In wartime the press is always part of the problem. This has been true since the Crimean War, when William Howard Russell wrote his account of the charge of the Light Brigade and invented the profession of the modern war correspondent. When the nation goes to war, the press goes to war with it. The blather on CNN or Fox or MSNBC is part of a long and sad tradition.
The narrative we are fed about war by the state, the entertainment industry and the press is a myth. And this myth is seductive. It empowers and ennobles us. It boosts rating and sells newspapers–William Randolph Hearst owed his fortune to it. It allows us to suspend individual conscience, maybe even consciousness, for the cause. And few of us are immune. Indeed, social critics who normally excoriate the established order, and who also long for acceptance and acclaim, are some of the most susceptible. It is what led a mind as great as Freud’s to back, at least at its inception, the folly of World War I. The contagion of war, of the siren call of the nation, is so strong that most cannot resist.
War is where I have spent most of my adult life. I began covering the insurgencies in El Salvador, where I spent five years, then went to Guatemala and Nicaragua and Colombia, through the first intifada in the West Bank and Gaza, the civil wars in Sudan and Yemen, the uprisings in Algeria and the Punjab, the fall of the Romanian dictator Nicolae Ceausescu, the Gulf War, the Kurdish rebellions in southeastern Turkey and northern Iraq, the war in Bosnia, and finally Kosovo.
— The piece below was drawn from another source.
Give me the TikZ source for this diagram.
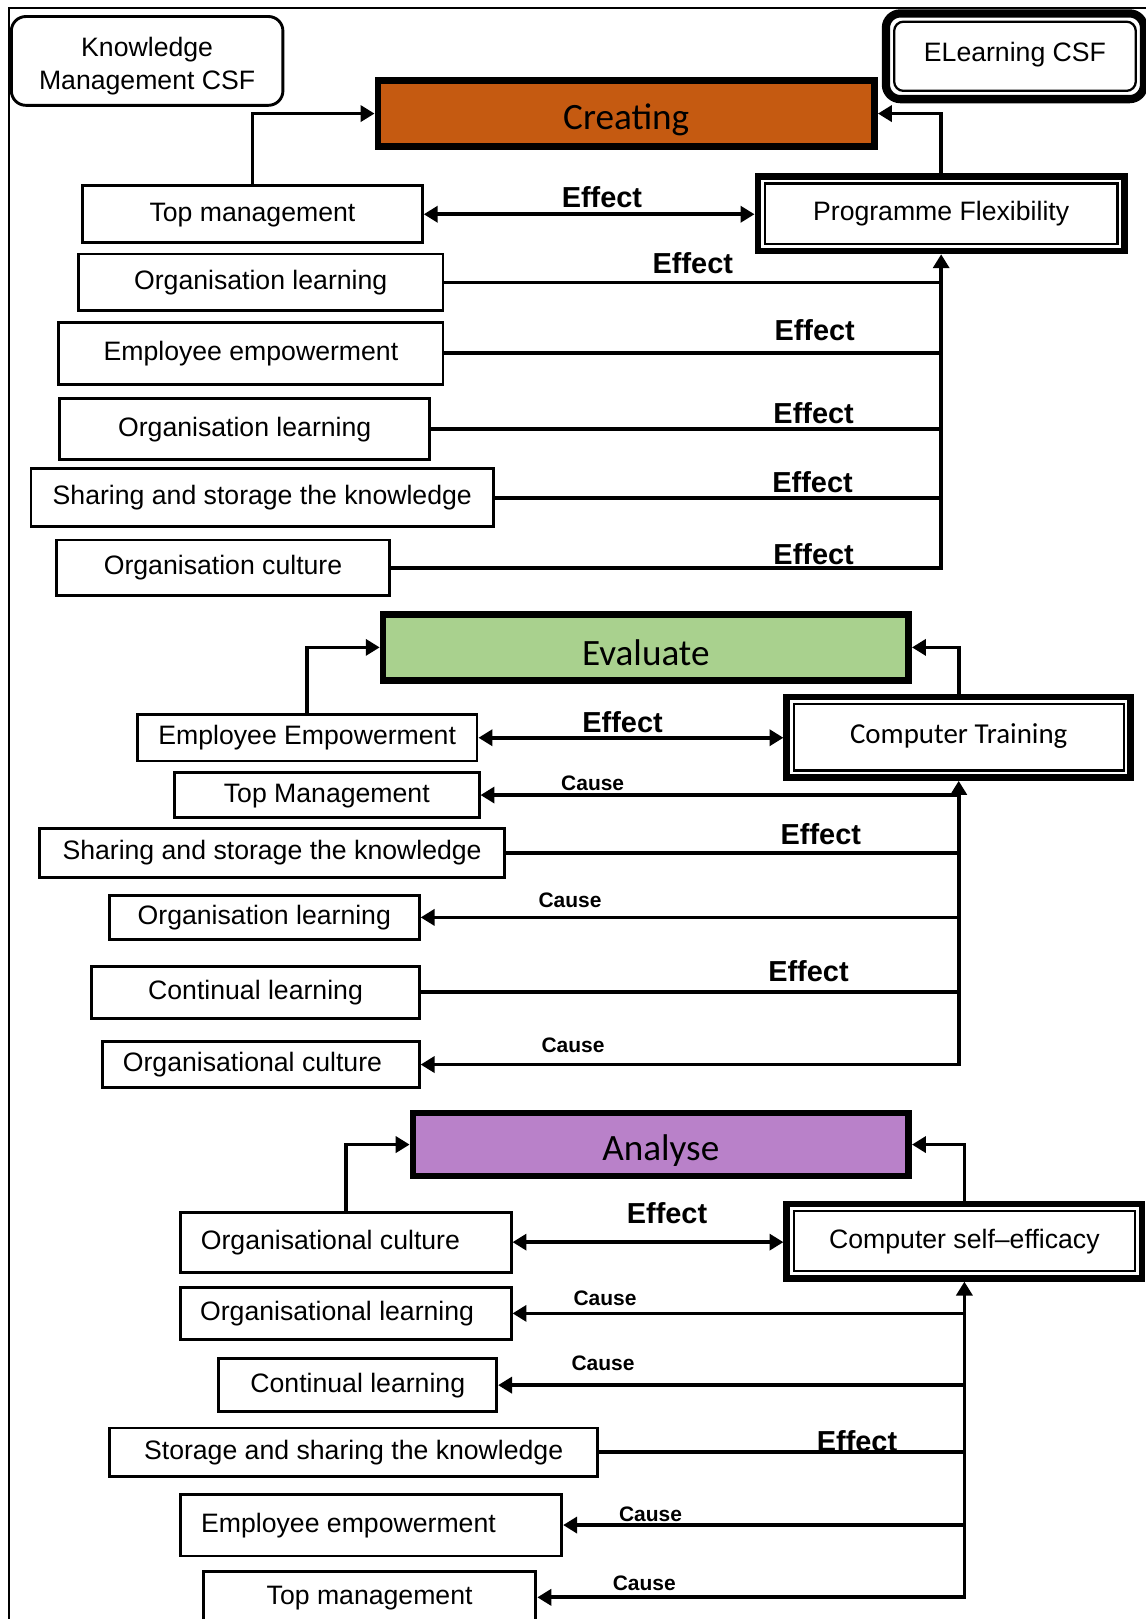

I have been in ambushes on desolate stretches of Central American roads, shot at in the marshes of southern Iraq, imprisoned in Sudan, beaten by Saudi military police, deported from Libya and Iran, captured and held prisoner for a week by the Iraqi Republican Guard during the Shiite rebellion following the Gulf War, strafed by MIG-21s in Bosnia, fired upon by Serb snipers and shelled for days in Sarajevo with deafening rounds of heavy artillery that threw out thousands of deadly bits of iron fragments. I have painful memories that lie buried and untouched most of the time. It is never easy when they surface.
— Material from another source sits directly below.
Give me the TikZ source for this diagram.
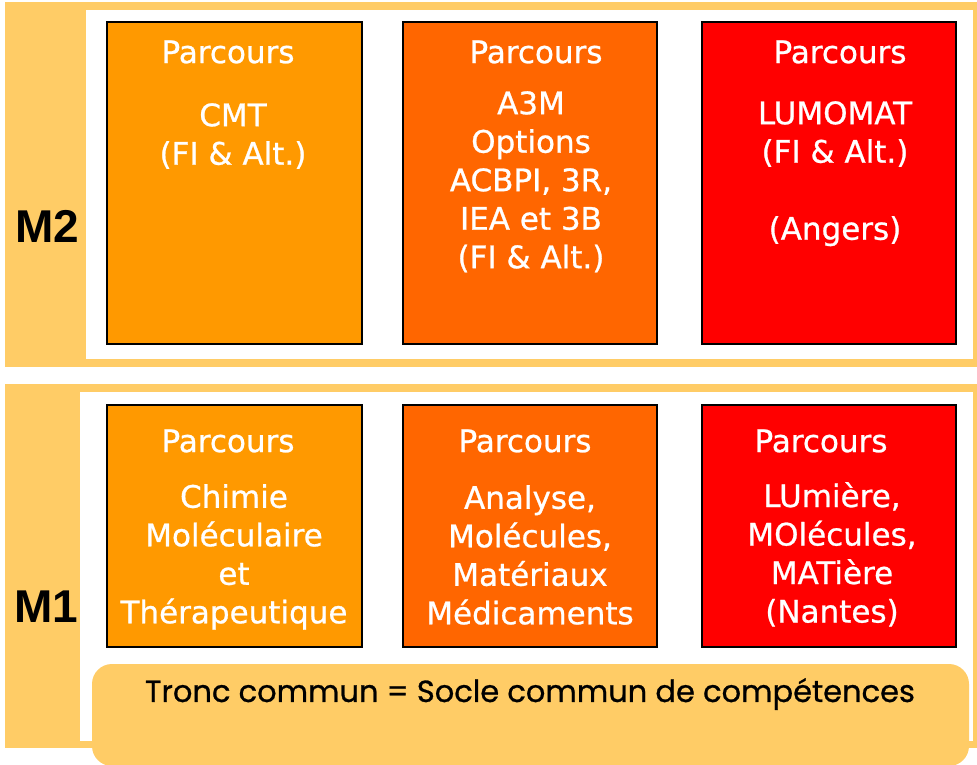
\documentclass[tikz,border=0pt]{standalone}
\usepackage{fontspec}
\usepackage{tikz}
\setmainfont{DejaVu Sans}[FakeBold=0.8]
\newfontfamily\grasfont{Liberation Sans}
\newfontfamily\troncfont{Poppins}[FakeBold=0.8]
\definecolor{orangeclair}{RGB}{255,204,102}
\definecolor{orangeA}{RGB}{255,153,0}
\definecolor{orangeB}{RGB}{255,102,0}
\definecolor{rougeC}{RGB}{255,0,0}

\tikzset{
  boite/.style={draw=black, line width=1.5pt, inner sep=0pt},
  titre/.style={text=white, inner sep=0pt, font=\fontsize{31}{38.5}\selectfont},
  texte/.style={text=white, align=center, anchor=north, inner sep=0pt, font=\fontsize{31}{38.5}\selectfont},
  niveau/.style={inner sep=0pt, font=\grasfont\bfseries\fontsize{46}{46}\selectfont}
}

\begin{document}
\begin{tikzpicture}[x=1pt,y=-1pt]
        \useasboundingbox (0,0) rectangle (977,764);

        % Bandeau M2
        \fill[orangeclair] (5,2) rectangle (977,367);
        \fill[white] (86,10) rectangle (973,359);
        \node[niveau] (m2) at (47,226) {M2};

        % Bandeau M1
        \fill[orangeclair] (5,384) rectangle (977,748);
        \fill[white] (80,392) rectangle (973,741);
        \node[niveau] (m1) at (46,607) {M1};

        % Tronc commun
        \fill[orangeclair, rounded corners=20pt] (92,664) rectangle (969,766);
        \node[font=\troncfont\fontsize{30.5}{30.5}\selectfont, inner sep=0pt] (socle) at (530,694) {Tronc commun = Socle commun de compétences};

        % Parcours du M2
        \node[boite, fill=orangeA, minimum width=255, minimum height=322] (cmt) at (234.5,183) {};
        \node[boite, fill=orangeB, minimum width=254, minimum height=322] (atroism) at (530,183) {};
        \node[boite, fill=rougeC, minimum width=254, minimum height=322] (lumomat) at (829,183) {};

        \node[titre] (tcmt) at (228,52) {Parcours};
        \node[titre] (tatroism) at (536,52) {Parcours};
        \node[titre] (tlumomat) at (840,52) {Parcours};

        \node[texte] (xcmt) at (233,103) {CMT\\(FI \& Alt.)};
        \node[texte] (xatroism) at (531,91) {A3M\\Options\\ACBPI, 3R,\\IEA et 3B\\(FI \& Alt.)};
        \node[texte] (xlumomat) at (835,101) {LUMOMAT\\(FI \& Alt.)\\[38.5pt](Angers)};

        % Parcours du M1
        \node[boite, fill=orangeA, minimum width=255, minimum height=242] (cmth) at (234.5,526) {};
        \node[boite, fill=orangeB, minimum width=254, minimum height=242] (ammm) at (530,526) {};
        \node[boite, fill=rougeC, minimum width=254, minimum height=242] (lumo) at (829,526) {};

        \node[titre] (tcmth) at (228,441) {Parcours};
        \node[titre] (tammm) at (525,441) {Parcours};
        \node[titre] (tlumo) at (821,441) {Parcours};

        \node[texte] (xcmth) at (234,484) {Chimie\\Moléculaire\\et\\Thérapeutique};
        \node[texte] (xammm) at (530,485) {Analyse,\\Molécules,\\Matériaux\\Médicaments};
        \node[texte] (xlumo) at (832,482) {LUmière,\\MOlécules,\\MATière\\(Nantes)};
\end{tikzpicture}
\end{document}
War itself is venal, dirty, confusing and perhaps the most potent narcotic invented by humankind. Modern industrial warfare means that most of those who are killed never see their attackers. There is nothing glorious or gallant about it. If we saw what wounds did to bodies, how killing is far more like butchering an animal than the clean and neat Hollywood deaths on the screen, it would turn our stomachs. If we saw how war turns young people into intoxicated killers, how it gives soldiers a license to destroy not only things but other human beings, and if we saw the perverse thrill such destruction brings, we would be horrified and frightened. If we understood that combat is often a constant battle with a consuming fear we have perhaps never known, a battle that we often lose, we would find the abstract words of war–glory, honor and patriotism–not only hollow but obscene. If we saw the deep psychological scars of slaughter, the way it maims and stunts those who participate in war for the rest of their lives, we would keep our children away. Indeed, it would be hard to wage war.
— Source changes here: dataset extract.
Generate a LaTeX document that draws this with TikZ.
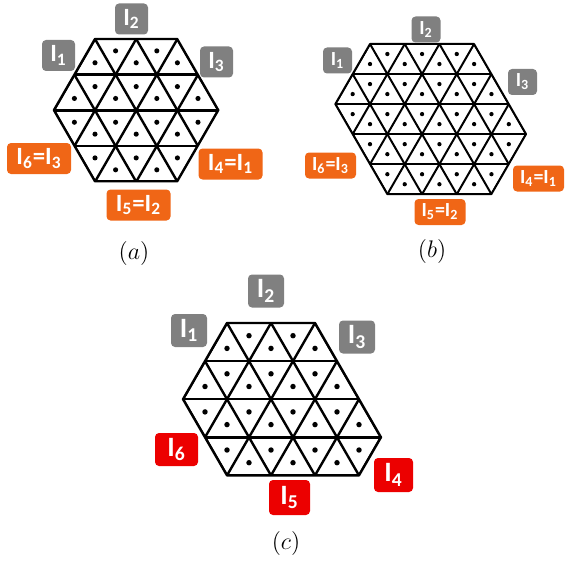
\documentclass[tikz,border=0pt]{standalone}
\usepackage{fontspec}
\newfontfamily\tagfont{Carlito}
\usetikzlibrary{calc}
\definecolor{taggray}{RGB}{128,128,128}
\definecolor{tagorange}{RGB}{240,102,22}
\definecolor{tagred}{RGB}{236,0,0}
\def\h{0.866}
% grid lines and centroid dots of the triangular lattice (clipped by the caller)
\newcommand{\trimesh}{%
  \foreach \j in {1,...,4} \draw[mesh] (-3,\j*\h) -- (8,\j*\h);
  \foreach \i in {-5,...,9} {\draw[mesh] (\i-4,-8*\h) -- (\i+4,8*\h); \draw[mesh] (\i+4,-8*\h) -- (\i-4,8*\h);}
  \foreach \j in {0,...,4} \foreach \i in {-3,...,8} {
    \fill ({\i-\j/2},{(\j+2/3)*\h}) circle[radius=0.062];
    \fill ({\i-\j/2+0.5},{(\j+1/3)*\h}) circle[radius=0.062];}}
\tikzset{
  tag/.style={rounded corners=2pt, text=white, inner sep=0pt},
  tagA/.style={tag, font=\tagfont\bfseries\fontsize{12.4pt}{14pt}\selectfont, minimum height=15.5pt, minimum width=16.5pt},
  tagB/.style={tag, font=\tagfont\bfseries\fontsize{10pt}{12pt}\selectfont, minimum height=13pt, minimum width=14.5pt},
  tagC/.style={tag, font=\tagfont\bfseries\fontsize{14pt}{16pt}\selectfont, minimum height=16.5pt, minimum width=18pt},
  caption/.style={font=\fontsize{12pt}{14pt}\selectfont}
}

\begin{document}
\begin{tikzpicture}[x=0.5pt,y=-0.5pt]
 \useasboundingbox (0,0) rectangle (565,561);
 % (a)
 \begin{scope}[shift={(95,39)},scale=41.2,mesh/.style={line width=1.2pt}]
  \coordinate (aTL) at (0,0); \coordinate (aTR) at (2,0); \coordinate (aR) at (3,2*\h);
  \coordinate (aBR) at (2,4*\h); \coordinate (aBL) at (0,4*\h); \coordinate (aL) at (-1,2*\h);
  \begin{scope}
   \clip (aTL)--(aTR)--(aR)--(aBR)--(aBL)--(aL)--cycle;
   \trimesh
  \end{scope}
  \draw[line width=1.2pt,line join=round] (aTL)--(aTR)--(aR)--(aBR)--(aBL)--(aL)--cycle;
 \end{scope}
 \node[tagA,fill=taggray] (a1) at (58.5,55.5) {I\textsubscript{1}};
 \node[tagA,fill=taggray] (a2) at (131.5,19) {I\textsubscript{2}};
 \node[tagA,fill=taggray] (a3) at (216.5,62) {I\textsubscript{3}};
 \node[tagA,fill=tagorange,minimum width=32pt] (a6) at (39,158.5) {I\textsubscript{6}=I\textsubscript{3}};
 \node[tagA,fill=tagorange,minimum width=32pt] (a4) at (230.5,164) {I\textsubscript{4}=I\textsubscript{1}};
 \node[tagA,fill=tagorange,minimum width=32pt] (a5) at (138.5,205) {I\textsubscript{5}=I\textsubscript{2}};
 \node[caption] (capa) at (134,253) {$(a)$};
 % (b)
 \begin{scope}[shift={(370,44)},scale=34.7,mesh/.style={line width=1pt}]
  \coordinate (bTL) at (0,0); \coordinate (bTR) at (3,0); \coordinate (bR) at (4.5,3*\h);
  \coordinate (bBR) at (3.5,5*\h); \coordinate (bBL) at (0.5,5*\h); \coordinate (bL) at (-1,2*\h);
  \begin{scope}
   \clip (bTL)--(bTR)--(bR)--(bBR)--(bBL)--(bL)--cycle;
   \trimesh
  \end{scope}
  \draw[line width=1pt,line join=round] (bTL)--(bTR)--(bR)--(bBR)--(bBL)--(bL)--cycle;
 \end{scope}
 \node[tagB,fill=taggray] (b1) at (337.5,60.5) {I\textsubscript{1}};
 \node[tagB,fill=taggray] (b2) at (426,29.5) {I\textsubscript{2}};
 \node[tagB,fill=taggray] (b3) at (522.5,82) {I\textsubscript{3}};
 \node[tagB,fill=tagorange,minimum width=25.5pt] (b6) at (330.5,165.5) {I\textsubscript{6}=I\textsubscript{3}};
 \node[tagB,fill=tagorange,minimum width=25.5pt] (b4) at (538.5,178.5) {I\textsubscript{4}=I\textsubscript{1}};
 \node[tagB,fill=tagorange,minimum width=25.5pt] (b5) at (440,212) {I\textsubscript{5}=I\textsubscript{2}};
 \node[caption] (capb) at (432,251) {$(b)$};
 % (c)
 \begin{scope}[shift={(227,323)},scale=44,mesh/.style={line width=1.2pt}]
  \coordinate (cTL) at (0,0); \coordinate (cTR) at (2,0); \coordinate (cR) at (3.5,3*\h);
  \coordinate (cBR) at (3,4*\h); \coordinate (cBL) at (0,4*\h); \coordinate (cL) at (-1,2*\h);
  \begin{scope}
   \clip (cTL)--(cTR)--(cR)--(cBR)--(cBL)--(cL)--cycle;
   \trimesh
  \end{scope}
  \draw[line width=1.2pt,line join=round] (cTL)--(cTR)--(cR)--(cBR)--(cBL)--(cL)--cycle;
 \end{scope}
 \node[tagC,fill=taggray] (c1) at (189,330.5) {I\textsubscript{1}};
 \node[tagC,fill=taggray] (c2) at (266,291) {I\textsubscript{2}};
 \node[tagC,fill=taggray] (c3) at (357,337) {I\textsubscript{3}};
 \node[tagC,fill=tagred,minimum width=21.5pt] (c6) at (176.5,449.5) {I\textsubscript{6}};
 \node[tagC,fill=tagred,minimum width=20.5pt,minimum height=17.5pt] (c5) at (289.5,497.5) {I\textsubscript{5}};
 \node[tagC,fill=tagred,minimum width=19.5pt,minimum height=17pt] (c4) at (393.5,475) {I\textsubscript{4}};
 \node[caption] (capc) at (286,543) {$(c)$};
\end{tikzpicture}
\end{document}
For war, when we confront it truthfully, exposes the darkness within all of us. This darkness shatters the illusions many of us hold not only about the human race but about ourselves. Few of us confront our own capacity for evil, but this is especially true in wartime. And even those who engage in combat are afterward given cups from the River Lethe to forget. And with each swallow they imbibe the myth of war. For the myth makes war palatable. It gives war a logic and sanctity it does not possess. It saves us from peering into the darkest recesses of our own hearts. And this is why we like it. It is why we clamor for myth. The myth is enjoyable, and the press, as is true in every nation that goes to war, is only too happy to oblige. They dish it up and we ask for more.